Repeat all the material exactly; pictures stay out of your copy.

-----

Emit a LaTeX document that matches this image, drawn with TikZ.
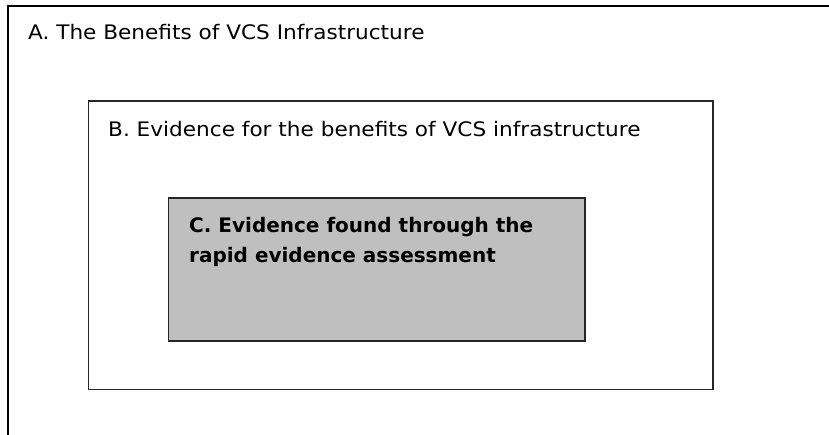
\documentclass[tikz,border=0pt]{standalone}
\usepackage{fontspec}
\setmainfont{DejaVu Sans}
\newfontfamily\regfont[FakeStretch=1.08]{DejaVu Sans}
\tikzset{
  txt/.style={anchor=base west, inner sep=0pt, font=\regfont\fontsize{20}{30}\selectfont},
  boxB/.style={draw=black!85, line width=1.6pt},
  boxC/.style={draw=black!85, line width=1.6pt, fill=black!25},
}
\begin{document}
\begin{tikzpicture}[x=1pt,y=1pt]
\useasboundingbox (0,0) rectangle (829,435);
% outer box A (clipped by the page)
\coordinate (a1) at (8,0);
\coordinate (a2) at (8,428.5);
\coordinate (a3) at (829,428.5);
\draw[line width=2pt] (a1) -- (a2) -- (a3);
\node[txt] (ta) at (28,395.5) {A. The Benefits of VCS Infrastructure};
% box B
\node[boxB, minimum width=624.5pt, minimum height=288.5pt, anchor=south west] (B) at (87.5,44.5) {};
\node[txt] (tb) at (108,298.3) {B. Evidence for the benefits of VCS infrastructure};
% box C
\node[boxC, minimum width=416.5pt, minimum height=143pt, anchor=south west] (C) at (167.5,93) {};
\node[txt, font=\fontsize{20}{30}\selectfont\bfseries, align=left] (tc) at (189,172) {C. Evidence found through the\\rapid evidence assessment};
\end{tikzpicture}
\end{document}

-----

> [EXPECTED ANSWER]
Emit a LaTeX document that matches this image, drawn with TikZ.
\documentclass[tikz,border=0pt]{standalone}
\usepackage{fontspec}
\setmainfont{DejaVu Sans}
\newfontfamily\regfont[FakeStretch=1.08]{DejaVu Sans}
\tikzset{
  txt/.style={anchor=base west, inner sep=0pt, font=\regfont\fontsize{20}{30}\selectfont},
  boxB/.style={draw=black!85, line width=1.6pt},
  boxC/.style={draw=black!85, line width=1.6pt, fill=black!25},
}
\begin{document}
\begin{tikzpicture}[x=1pt,y=1pt]
\useasboundingbox (0,0) rectangle (829,435);
% outer box A (clipped by the page)
\coordinate (a1) at (8,0);
\coordinate (a2) at (8,428.5);
\coordinate (a3) at (829,428.5);
\draw[line width=2pt] (a1) -- (a2) -- (a3);
\node[txt] (ta) at (28,395.5) {A. The Benefits of VCS Infrastructure};
% box B
\node[boxB, minimum width=624.5pt, minimum height=288.5pt, anchor=south west] (B) at (87.5,44.5) {};
\node[txt] (tb) at (108,298.3) {B. Evidence for the benefits of VCS infrastructure};
% box C
\node[boxC, minimum width=416.5pt, minimum height=143pt, anchor=south west] (C) at (167.5,93) {};
\node[txt, font=\fontsize{20}{30}\selectfont\bfseries, align=left] (tc) at (189,172) {C. Evidence found through the\\rapid evidence assessment};
\end{tikzpicture}
\end{document}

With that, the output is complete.